Auch wenn das Spiel mit all seinen Facetten in der nächsten Stufe immer noch kompliziert erscheint, so entwickelt sich im Team jetzt langsam eine eigene Spielweise. Jedes Spiel ist eben anders und daher komplizierter oder weniger komplizierter. Die ersten Erfahrungen („Good practices“) zeigen Wirkung und man vermeidet einfache Fehler, besinnt sich seiner Stärken und merkt sich gute Spielzüge und Kniffe, um den Ball gezielter Richtung gegnerischem Tor zu bringen.

Die „Best practice“ wird bei eher einfachen Aufgaben (Gegnern) angewendet. Einmal gegen z.B. jüngere Teams eingesetzte Spielvarianten (viele Fernschüsse, lange Bälle, körperliches Spiel) können, sicher vorgetragen, bei Bedarf wiederholt werden und führen sehr wahrscheinlich zum Ziel.
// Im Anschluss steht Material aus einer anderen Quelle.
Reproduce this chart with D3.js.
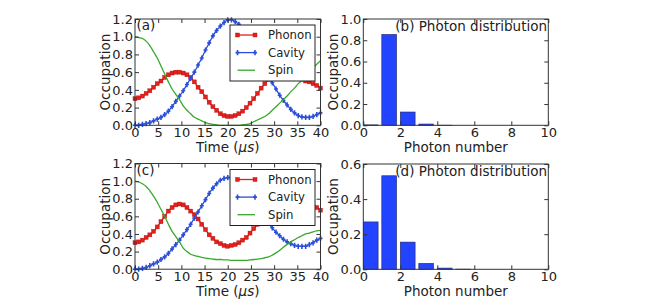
<!DOCTYPE html>
<meta charset="utf-8">
<style>
    body { margin: 0; background: #fff; }
    svg text { font-family: "DejaVu Sans", sans-serif; fill: #222; }
    .frame { fill: none; stroke: #333; stroke-width: 1; }
    .axis path { display: none; }
    .axis line { stroke: #333; }
    .legend .box { fill: #fff; stroke: #222; stroke-width: 1; }
</style>
<body>
<svg id="fig" width="664" height="305"></svg>
<script src="https://cdn.jsdelivr.net/npm/d3@7"></script>
<script>
    // time grid of the simulation (microseconds)
    var times = [0, 0.8, 1.6, 2.4, 3.2, 4, 4.8, 5.6, 6.4, 7.2, 8, 8.8, 9.6, 10.4, 11.2, 12, 12.8, 13.6, 14.4, 15.2,
        16, 16.8, 17.6, 18.4, 19.2, 20, 20.8, 21.6, 22.4, 23.2, 24, 24.8, 25.6, 26.4, 27.2, 28, 28.8, 29.6, 30.4, 31.2,
        32, 32.8, 33.6, 34.4, 35.2, 36, 36.8, 37.6, 38.4, 39.2, 40];

    // panel (a)
    var phononA = [0.30, 0.31, 0.33, 0.36, 0.39, 0.43, 0.47, 0.50, 0.54, 0.57, 0.59, 0.60, 0.60, 0.59, 0.57, 0.54, 0.49, 0.43, 0.38, 0.32,
        0.26, 0.21, 0.17, 0.13, 0.11, 0.10, 0.10, 0.11, 0.13, 0.16, 0.20, 0.25, 0.30, 0.36, 0.42, 0.47, 0.52, 0.56, 0.59, 0.60,
        0.60, 0.59, 0.58, 0.56, 0.54, 0.52, 0.50, 0.49, 0.47, 0.45, 0.42];
    var cavityA = [0.00, 0.00, 0.01, 0.02, 0.03, 0.05, 0.07, 0.09, 0.12, 0.16, 0.21, 0.27, 0.33, 0.39, 0.46, 0.53, 0.60, 0.68, 0.76, 0.85,
        0.93, 1.01, 1.07, 1.12, 1.16, 1.19, 1.19, 1.17, 1.14, 1.09, 1.03, 0.95, 0.87, 0.78, 0.70, 0.62, 0.55, 0.48, 0.41, 0.34,
        0.28, 0.23, 0.18, 0.14, 0.11, 0.095, 0.09, 0.09, 0.10, 0.12, 0.14];
    var spinA = [1.00, 0.99, 0.98, 0.95, 0.90, 0.83, 0.76, 0.67, 0.58, 0.49, 0.41, 0.35, 0.29, 0.22, 0.17, 0.13, 0.09, 0.07, 0.05, 0.03,
        0.02, 0.01, 0.005, 0, 0, 0, 0, 0, 0, 0.005, 0.01, 0.02, 0.04, 0.06, 0.08, 0.10, 0.13, 0.17, 0.21, 0.25,
        0.29, 0.33, 0.38, 0.42, 0.47, 0.51, 0.56, 0.61, 0.65, 0.69, 0.73];

    // panel (c)
    var phononC = [0.30, 0.31, 0.33, 0.36, 0.39, 0.43, 0.48, 0.54, 0.60, 0.66, 0.70, 0.73, 0.74, 0.73, 0.70, 0.66, 0.62, 0.57, 0.51, 0.45,
        0.39, 0.35, 0.31, 0.29, 0.27, 0.26, 0.27, 0.28, 0.30, 0.33, 0.36, 0.41, 0.46, 0.51, 0.56, 0.61, 0.65, 0.69, 0.72, 0.74,
        0.75, 0.76, 0.76, 0.76, 0.75, 0.74, 0.73, 0.72, 0.71, 0.70, 0.67];
    var cavityC = [0.00, 0.00, 0.01, 0.02, 0.04, 0.06, 0.08, 0.11, 0.14, 0.18, 0.23, 0.28, 0.33, 0.39, 0.45, 0.51, 0.58, 0.65, 0.72, 0.79,
        0.86, 0.92, 0.97, 1.01, 1.03, 1.04, 1.04, 1.03, 1.00, 0.96, 0.91, 0.85, 0.78, 0.71, 0.64, 0.58, 0.52, 0.47, 0.42, 0.38,
        0.34, 0.31, 0.29, 0.27, 0.26, 0.26, 0.26, 0.28, 0.30, 0.33, 0.35];
    var spinC = [1.00, 0.99, 0.97, 0.94, 0.89, 0.83, 0.76, 0.68, 0.60, 0.51, 0.43, 0.37, 0.31, 0.24, 0.20, 0.17, 0.155, 0.145, 0.135, 0.125,
        0.12, 0.115, 0.11, 0.11, 0.105, 0.105, 0.10, 0.10, 0.10, 0.10, 0.10, 0.105, 0.11, 0.115, 0.12, 0.13, 0.14, 0.16, 0.185, 0.215,
        0.25, 0.28, 0.31, 0.335, 0.36, 0.38, 0.40, 0.41, 0.425, 0.435, 0.44];

    // photon number distributions, panels (b) and (d)
    var photonN = [0, 1, 2, 3, 4, 5, 6, 7, 8, 9];
    var photonB = [0.004, 0.855, 0.125, 0.012, 0.001, 0, 0, 0, 0, 0];
    var photonD = [0.27, 0.533, 0.155, 0.034, 0.007, 0.001, 0, 0, 0, 0];

    var seriesNames = ["Phonon", "Cavity", "Spin"];
    var timeTicks = [0, 5, 10, 15, 20, 25, 30, 35, 40];
    var occTicksLeft = [0, 0.2, 0.4, 0.6, 0.8, 1.0, 1.2];
    var occTicksB = [0, 0.2, 0.4, 0.6, 0.8, 1.0];
    var occTicksD = [0, 0.2, 0.4, 0.6];
    var numTicks = [0, 2, 4, 6, 8, 10];

    var colors = { Phonon: "#e3201b", Cavity: "#2b4ed8", Spin: "#37a82b" };
    var fmt = d3.format(".1f");

    var svg = d3.select("#fig");

    function axes(g, x, y, xTicks, yTicks, xFmt, yFmt) {
        var top = y.range()[1], bottom = y.range()[0], left = x.range()[0], right = x.range()[1];
        g.append("g").attr("class", "axis").attr("transform", "translate(0," + bottom + ")")
            .call(d3.axisBottom(x).tickValues(xTicks).tickFormat(xFmt).tickSizeInner(-4).tickSizeOuter(0).tickPadding(2.5))
            .selectAll("text").style("font-size", "13px");
        g.append("g").attr("class", "axis").attr("transform", "translate(0," + top + ")")
            .call(d3.axisTop(x).tickValues(xTicks).tickFormat("").tickSizeInner(-4).tickSizeOuter(0));
        g.append("g").attr("class", "axis").attr("transform", "translate(" + left + ",0)")
            .call(d3.axisLeft(y).tickValues(yTicks).tickFormat(yFmt).tickSizeInner(-4).tickSizeOuter(0).tickPadding(2))
            .selectAll("text").style("font-size", "13px");
        g.append("g").attr("class", "axis").attr("transform", "translate(" + right + ",0)")
            .call(d3.axisRight(y).tickValues(yTicks).tickFormat("").tickSizeInner(-4).tickSizeOuter(0));
        g.selectAll(".axis").attr("font-family", null).attr("font-size", null);
        g.append("rect").attr("class", "frame")
            .attr("x", left).attr("y", top).attr("width", right - left).attr("height", bottom - top);
    }

    function marker(sel, name, color) {
        if (name == "Phonon") {
            sel.append("rect").attr("x", -2).attr("y", -2).attr("width", 4).attr("height", 4)
                .attr("fill", color).attr("stroke", "#b01010").attr("stroke-width", 0.4);
        } else if (name == "Cavity") {
            sel.append("path").attr("d", "M0,-2.6V2.6M-2,0H2")
                .attr("stroke", color).attr("stroke-width", 1.6).attr("fill", "none");
        }
    }

    function timePanel(top, bottom, tag, data) {
        var x = d3.scaleLinear().domain([0, 40]).range([135, 320.5]);
        var y = d3.scaleLinear().domain([0, 1.2]).range([bottom, top]);
        var g = svg.append("g");

        var line = d3.line()
            .x(function(d) { return x(d[0]); })
            .y(function(d) { return y(d[1]); })
            .curve(d3.curveCatmullRom);

        seriesNames.forEach(function(name, i) {
            var pts = times.map(function(t, k) { return [t, data[i][k]]; });
            g.append("path").attr("d", line(pts)).attr("fill", "none")
                .attr("stroke", colors[name]).attr("stroke-width", 1.3);
            if (name != "Spin") {
                g.selectAll(".m" + i).data(pts).enter().append("g")
                    .attr("transform", function(d) { return "translate(" + x(d[0]) + "," + y(d[1]) + ")"; })
                    .each(function() { marker(d3.select(this), name, colors[name]); });
            }
        });

        axes(g, x, y, timeTicks, occTicksLeft, d3.format("d"), fmt);

        g.append("text").attr("x", 136.5).attr("y", top + 11).style("font-size", "13.5px").text(tag);

        // legend
        var lg = g.append("g").attr("class", "legend").attr("transform", "translate(230," + (top + 6) + ")");
        lg.append("rect").attr("class", "box").attr("x", 0).attr("y", 0).attr("width", 85).attr("height", 56);
        seriesNames.forEach(function(name, i) {
            var ry = 10 + i * 17.6;
            lg.append("line").attr("x1", 7.5).attr("x2", 25).attr("y1", ry).attr("y2", ry)
                .attr("stroke", colors[name]).attr("stroke-width", 1.3);
            if (name != "Spin") {
                [7.5, 25].forEach(function(mx) {
                    marker(lg.append("g").attr("transform", "translate(" + mx + "," + ry + ")"), name, colors[name]);
                });
            }
            lg.append("text").attr("x", 38).attr("y", ry).attr("dy", "0.36em")
                .style("font-size", "11.7px").text(name);
        });

        g.append("text").attr("transform", "translate(110," + ((top + bottom) / 2) + ") rotate(-90)")
            .attr("text-anchor", "middle").style("font-size", "13.5px").text("Occupation");
        var xl = g.append("text").attr("x", (135 + 320.5) / 2).attr("y", bottom + 27)
            .attr("text-anchor", "middle").style("font-size", "13.5px");
        xl.append("tspan").text("Time (");
        xl.append("tspan").style("font-style", "italic").text("\u03bcs");
        xl.append("tspan").text(")");
    }

    function photonPanel(top, bottom, ymax, yTicks, title, values) {
        var x = d3.scaleLinear().domain([0, 10]).range([363.3, 548.3]);
        var y = d3.scaleLinear().domain([0, ymax]).range([bottom, top]);
        var g = svg.append("g");

        g.selectAll(".bar").data(photonN).enter().append("rect")
            .attr("x", function(n) { return x(n); })
            .attr("width", function() { return x(0.8) - x(0); })
            .attr("y", function(n, i) { return y(values[i]); })
            .attr("height", function(n, i) { return y(0) - y(values[i]); })
            .attr("fill", "#2243ff").attr("stroke", "#2a2a55").attr("stroke-width", 0.6);

        axes(g, x, y, numTicks, yTicks, d3.format("d"), fmt);

        g.append("text").attr("x", 547).attr("y", top + 12).attr("text-anchor", "end")
            .style("font-size", "13.5px").text(title);
        g.append("text").attr("transform", "translate(338," + ((top + bottom) / 2) + ") rotate(-90)")
            .attr("text-anchor", "middle").style("font-size", "13.5px").text("Occupation");
        g.append("text").attr("x", (363.3 + 548.3) / 2).attr("y", bottom + 27)
            .attr("text-anchor", "middle").style("font-size", "13.5px").text("Photon number");
    }

    timePanel(19, 125.3, "(a)", [phononA, cavityA, spinA]);
    photonPanel(19, 125.3, 1.0, occTicksB, "(b) Photon distribution", photonB);
    timePanel(163.5, 269.2, "(c)", [phononC, cavityC, spinC]);
    photonPanel(164, 269.3, 0.6, occTicksD, "(d) Photon distribution", photonD);
</script>
</body>
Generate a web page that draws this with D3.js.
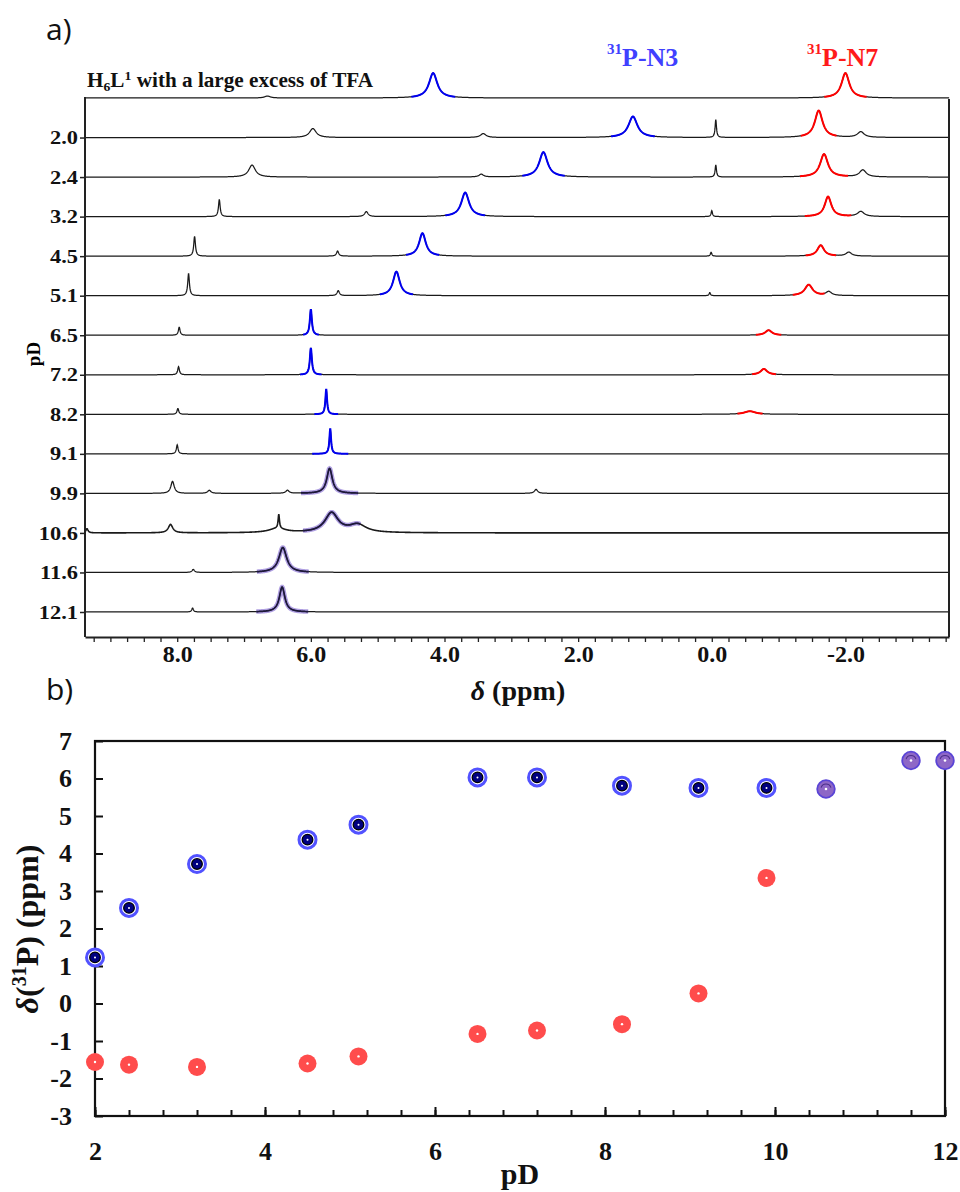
<!DOCTYPE html>
<html>
<head>
<meta charset="utf-8">
<script src="https://cdn.jsdelivr.net/npm/d3@7"></script>
<style>
  body { margin: 0; background: #fff; }
  svg { display: block; }
  text { font-family: "Liberation Serif", "Times New Roman", serif; font-weight: bold; }
</style>
</head>
<body>
<div id="chart"></div>
<script>
// ---- panel a: stacked 31P spectra, one row per pD ----
const rowKeys = ["TFA", "2.0", "2.4", "3.2", "4.5", "5.1", "6.5", "7.2", "8.2", "9.1", "9.9", "10.6", "11.6", "12.1"];

// [shift ppm, intensity, half-width ppm, coloured half-span ppm]
const n3Peaks = [
  [4.17, 89, 0.075, 0.33], [1.18, 75, 0.08, 0.33], [2.52, 89, 0.075, 0.32], [3.69, 86, 0.07, 0.30],
  [4.33, 82, 0.06, 0.25], [4.72, 86, 0.06, 0.25], [6.00, 93, 0.018, 0.12], [6.00, 96, 0.018, 0.16],
  [5.77, 89, 0.015, 0.18], [5.71, 89, 0.015, 0.27], [5.72, 89, 0.05, 0.43], [5.69, 70, 0.12, 0.43],
  [6.42, 89, 0.07, 0.39], [6.43, 89, 0.05, 0.39]
];
const n7Peaks = [
  [-2.00, 89, 0.07, 0.32], [-1.60, 96, 0.07, 0.27], [-1.68, 82, 0.07, 0.36], [-1.74, 71, 0.06, 0.35],
  [-1.63, 39, 0.06, 0.23], [-1.45, 39, 0.07, 0.24], [-0.85, 18, 0.06, 0.19], [-0.78, 21, 0.06, 0.18],
  [-0.57, 11, 0.10, 0.19], null, null, null, null, null
];
// other (black) signals per row: [shift, intensity, half-width]
const minorPeaks = [
  [[6.65, 7, 0.05]],
  [[5.97, 32, 0.06], [3.42, 14, 0.05], [-0.06, 64, 0.012], [-2.23, 20, 0.06]],
  [[6.88, 43, 0.06], [3.45, 10, 0.04], [-0.06, 43, 0.012], [-2.26, 25, 0.06]],
  [[7.37, 61, 0.015], [5.17, 18, 0.03], [0.00, 21, 0.012], [-2.23, 18, 0.06]],
  [[7.74, 71, 0.015], [5.60, 18, 0.02], [0.01, 14, 0.012], [-2.05, 14, 0.05]],
  [[7.83, 79, 0.015], [5.59, 18, 0.02], [0.03, 11, 0.012], [-1.75, 14, 0.05]],
  [[7.97, 29, 0.015]],
  [[7.98, 29, 0.015]],
  [[7.99, 21, 0.015]],
  [[8.00, 32, 0.015]],
  [[8.07, 43, 0.03], [7.52, 11, 0.03], [6.35, 11, 0.03], [2.63, 14, 0.03]],
  [[9.35, 15, 0.02], [8.10, 30, 0.04], [6.48, 50, 0.012], [6.50, 15, 0.15], [5.30, 28, 0.15]],
  [[7.76, 11, 0.02]],
  [[7.77, 14, 0.015]]
];
const broadRows = ["9.9", "10.6", "11.6", "12.1"];
const ppmLabels = [8, 6, 4, 2, 0, -2];

// ---- panel b: chemical shift vs pD ----
const pDn3 = [2.0, 2.4, 3.2, 4.5, 5.1, 6.5, 7.2, 8.2, 9.1, 9.9, 10.6, 11.6, 12.0];
const shiftN3 = [1.23, 2.55, 3.72, 4.37, 4.77, 6.03, 6.03, 5.81, 5.75, 5.75, 5.72, 6.48, 6.48];
const pDn7 = [2.0, 2.4, 3.2, 4.5, 5.1, 6.5, 7.2, 8.2, 9.1, 9.9];
const shiftN7 = [-1.56, -1.63, -1.69, -1.60, -1.41, -0.81, -0.72, -0.55, 0.27, 3.35];
const pDTickLabels = [2, 4, 6, 8, 10, 12];
const shiftTickLabels = [-3, -2, -1, 0, 1, 2, 3, 4, 5, 6, 7];

function draw() {
  d3.select("#chart").selectAll("svg").remove();
  const svg = d3.select("#chart").append("svg")
    .attr("width", 960).attr("height", 1192)
    .attr("viewBox", "0 0 960 1192");

  const fmt = d => d3.format(".1f")(d).replace("\u2212", "-");

  // ================= panel a =================
  const xA = d3.scaleLinear().domain([9.38, -3.55]).range([85, 949]);
  const rowY = d3.scalePoint().domain(rowKeys).range([98, 612]);
  const yInt = d3.scaleLinear().domain([0, 100]).range([0, 28]);
  const grid = d3.range(9.38, -3.555, -0.004);

  const lor = (x, p) => p[1] / (1 + ((x - p[0]) / p[2]) ** 2);

  const gA = svg.append("g");

  rowKeys.forEach((key, i) => {
    const peaks = [n3Peaks[i], n7Peaks[i], ...minorPeaks[i]].filter(Boolean);
    const pts = grid.map(x => [x, d3.sum(peaks, p => lor(x, p))]);
    const line = d3.line()
      .x(d => xA(d[0]))
      .y(d => rowY(key) - yInt(d[1]));

    gA.append("path")
      .attr("d", line(pts))
      .attr("fill", "none")
      .attr("stroke", "#1a1a1a")
      .attr("stroke-width", key === "10.6" ? 1.6 : 1.25);

    const seg = p => pts.filter(d => d[0] <= p[0] + p[3] && d[0] >= p[0] - p[3]);
    if (broadRows.includes(key)) {
      gA.append("path").attr("d", line(seg(n3Peaks[i])))
        .attr("fill", "none").attr("stroke", "rgba(110,80,200,0.55)").attr("stroke-width", 4.5);
      gA.append("path").attr("d", line(seg(n3Peaks[i])))
        .attr("fill", "none").attr("stroke", "#1c1838").attr("stroke-width", 1.7);
    } else {
      gA.append("path").attr("d", line(seg(n3Peaks[i])))
        .attr("fill", "none").attr("stroke", "#0000f0").attr("stroke-width", 2);
    }
    if (n7Peaks[i]) {
      gA.append("path").attr("d", line(seg(n7Peaks[i])))
        .attr("fill", "none").attr("stroke", "#ff0000").attr("stroke-width", 2);
    }
  });

  // frame lines
  gA.append("line").attr("x1", 85).attr("x2", 85).attr("y1", 97).attr("y2", 637)
    .attr("stroke", "#222").attr("stroke-width", 2);
  gA.append("line").attr("x1", 949).attr("x2", 949).attr("y1", 99).attr("y2", 637)
    .attr("stroke", "#222").attr("stroke-width", 2);

  // bottom ppm axis
  const axA = gA.append("g")
    .attr("transform", "translate(0,637)")
    .call(d3.axisBottom(xA)
      .tickValues(d3.range(9.25, -3.6, -0.25))
      .tickSize(5).tickPadding(3).tickSizeOuter(0)
      .tickFormat(d => ppmLabels.includes(d) ? fmt(d) : ""));
  axA.select(".domain").attr("stroke", "#222").attr("stroke-width", 2);
  axA.selectAll(".tick line").attr("stroke", "#222").attr("stroke-width", 1.3);
  axA.selectAll(".tick text")
    .style("font-size", "24px").attr("fill", "#111")
    .style("font-family", "'Liberation Serif', serif").style("font-weight", "bold");

  // pD row labels (the original artwork is stretched sideways)
  const axRows = gA.append("g")
    .attr("transform", "translate(85,0)")
    .call(d3.axisLeft(rowY).tickValues(rowKeys.slice(1)).tickSize(5).tickPadding(2));
  axRows.select(".domain").remove();
  axRows.selectAll(".tick line").attr("stroke", "#222").attr("stroke-width", 1.5);
  axRows.selectAll(".tick text")
    .attr("transform", "scale(1.18,1)")
    .attr("x", -7 / 1.18)
    .style("font-size", "19px").attr("fill", "#111")
    .style("font-family", "'Liberation Serif', serif").style("font-weight", "bold");

  gA.append("text")
    .attr("transform", "translate(40,354) rotate(-90)")
    .attr("text-anchor", "middle")
    .style("font-size", "19px")
    .text("pD");

  // title of the top trace
  const t = gA.append("text")
    .attr("transform", "translate(87,87) scale(1.06,1)")
    .style("font-size", "20px").attr("fill", "#111");
  t.append("tspan").text("H");
  t.append("tspan").attr("dy", 4).style("font-size", "13px").text("6");
  t.append("tspan").attr("dy", -4).text("L");
  t.append("tspan").attr("dy", -7).style("font-size", "13px").text("1");
  t.append("tspan").attr("dy", 7).text(" with a large excess of TFA");

  // signal labels
  [["P-N3", 607, "#4040ff"], ["P-N7", 807, "#ff1a1a"]].forEach(([lab, x, c]) => {
    const s = gA.append("text").attr("x", x).attr("y", 66).attr("fill", c);
    s.append("tspan").attr("dy", -12).style("font-size", "15px").text("31");
    s.append("tspan").attr("dy", 12).style("font-size", "26px").text(lab);
  });

  // x axis title
  const xt = gA.append("text").attr("x", 518).attr("y", 700)
    .attr("text-anchor", "middle").style("font-size", "28px").attr("fill", "#111");
  xt.append("tspan").style("font-style", "italic").text("δ");
  xt.append("tspan").text(" (ppm)");

  // panel letters
  [["a)", 40], ["b)", 700]].forEach(([lab, y]) => {
    svg.append("text").attr("x", 46).attr("y", y).text(lab)
      .style("font-family", "'Open Sans', 'Noto Sans', sans-serif").style("font-weight", "normal")
      .style("font-size", "30px").attr("fill", "#111");
  });

  // ================= panel b =================
  const xB = d3.scaleLinear().domain([2, 12]).range([95, 945]);
  const yB = d3.scaleLinear().domain([-3, 7]).range([1116, 741]);
  const gB = svg.append("g");

  gB.append("rect")
    .attr("x", xB(2)).attr("y", yB(7))
    .attr("width", xB(12) - xB(2)).attr("height", yB(-3) - yB(7))
    .attr("fill", "none").attr("stroke", "#111").attr("stroke-width", 2.2);

  const ayB = gB.append("g")
    .attr("transform", `translate(${xB(2)},0)`)
    .call(d3.axisLeft(yB).tickValues(shiftTickLabels)
      .tickSizeInner(-8).tickSizeOuter(0).tickPadding(23)
      .tickFormat(d => String(d)));
  ayB.select(".domain").remove();

  const axMinor = gB.append("g")
    .attr("transform", `translate(0,${yB(-3)})`)
    .call(d3.axisBottom(xB).tickValues(d3.range(2, 12.01, 0.4))
      .tickSizeInner(-6).tickSizeOuter(0).tickFormat(""));
  axMinor.select(".domain").remove();

  const axB = gB.append("g")
    .attr("transform", `translate(0,${yB(-3)})`)
    .call(d3.axisBottom(xB).tickValues(pDTickLabels)
      .tickSizeInner(-9).tickSizeOuter(0).tickPadding(26)
      .tickFormat(d => String(d)));
  axB.select(".domain").remove();

  gB.selectAll(".tick line").attr("stroke", "#111").attr("stroke-width", 2);
  gB.selectAll(".tick text")
    .style("font-size", "26px").attr("fill", "#111")
    .style("font-family", "'Liberation Serif', serif").style("font-weight", "bold");

  // P-N7 points (red)
  const red = gB.append("g").selectAll("g")
    .data(pDn7.map((p, i) => [p, shiftN7[i]]))
    .join("g")
    .attr("transform", d => `translate(${xB(d[0])},${yB(d[1])})`);
  red.append("circle").attr("r", 9).attr("fill", "#ff4c4c");
  red.append("circle").attr("r", 1.2).attr("fill", "#fff");

  // P-N3 points (blue, broad ones purple)
  const n3 = pDn3.map((p, i) => [p, shiftN3[i]]);
  const blue = gB.append("g").selectAll("g")
    .data(n3.filter(d => d[0] < 10.5))
    .join("g")
    .attr("transform", d => `translate(${xB(d[0])},${yB(d[1])})`);
  blue.append("circle").attr("r", 8.5).attr("fill", "#fff")
    .attr("stroke", "#5252ff").attr("stroke-width", 3);
  blue.append("circle").attr("r", 5.3).attr("fill", "#000080")
    .attr("stroke", "#000").attr("stroke-width", 1.3);
  blue.append("circle").attr("r", 1).attr("fill", "#fff");

  const purple = gB.append("g").selectAll("g")
    .data(n3.filter(d => d[0] >= 10.5))
    .join("g")
    .attr("transform", d => `translate(${xB(d[0])},${yB(d[1])})`);
  purple.append("circle").attr("r", 8.8).attr("fill", "#8e67c6")
    .attr("stroke", "#5a44d6").attr("stroke-width", 1.8);
  purple.append("path")
    .attr("d", d3.arc()({ innerRadius: 4.6, outerRadius: 5.6, startAngle: -1.3, endAngle: 1.3 }))
    .attr("fill", "#4a2e8a");
  purple.append("circle").attr("r", 1.3).attr("fill", "#fff");

  // axis titles
  const yt = gB.append("text")
    .attr("transform", "translate(38,929) rotate(-90)")
    .attr("text-anchor", "middle").style("font-size", "32px").attr("fill", "#111");
  yt.append("tspan").style("font-style", "italic").text("δ");
  yt.append("tspan").text("(");
  yt.append("tspan").attr("dy", -12).style("font-size", "20px").text("31");
  yt.append("tspan").attr("dy", 12).text("P) (ppm)");

  gB.append("text").attr("x", 520).attr("y", 1184)
    .attr("text-anchor", "middle").style("font-size", "30px").attr("fill", "#111")
    .text("pD");
}

draw();
</script>
</body>
</html>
Wie man sieht, so können alltägliche Dinge sehr viel mit agiler Arbeitswelt und agiler Theorie zu tun haben. Man muss nur die Augen offenhalten. Denn agiles Vorgehen haben wir nicht erst in den letzten 20 Jahren erfunden, es ist quasi schon serienmäßig in uns drin.

Agiles Fazit 2:

Was hindert uns also daran, diese naturgegebenen Fähigkeiten auch im Arbeitsalltag intuitiv und auch bewusst anzuwenden?

Danke an die KollegInnen von CI People Interactions für die Inspiration für diesen Artikel. Und natürlich auch Danke an „meine" U11 des SV Rheinbreitbach, ihr seid spitze!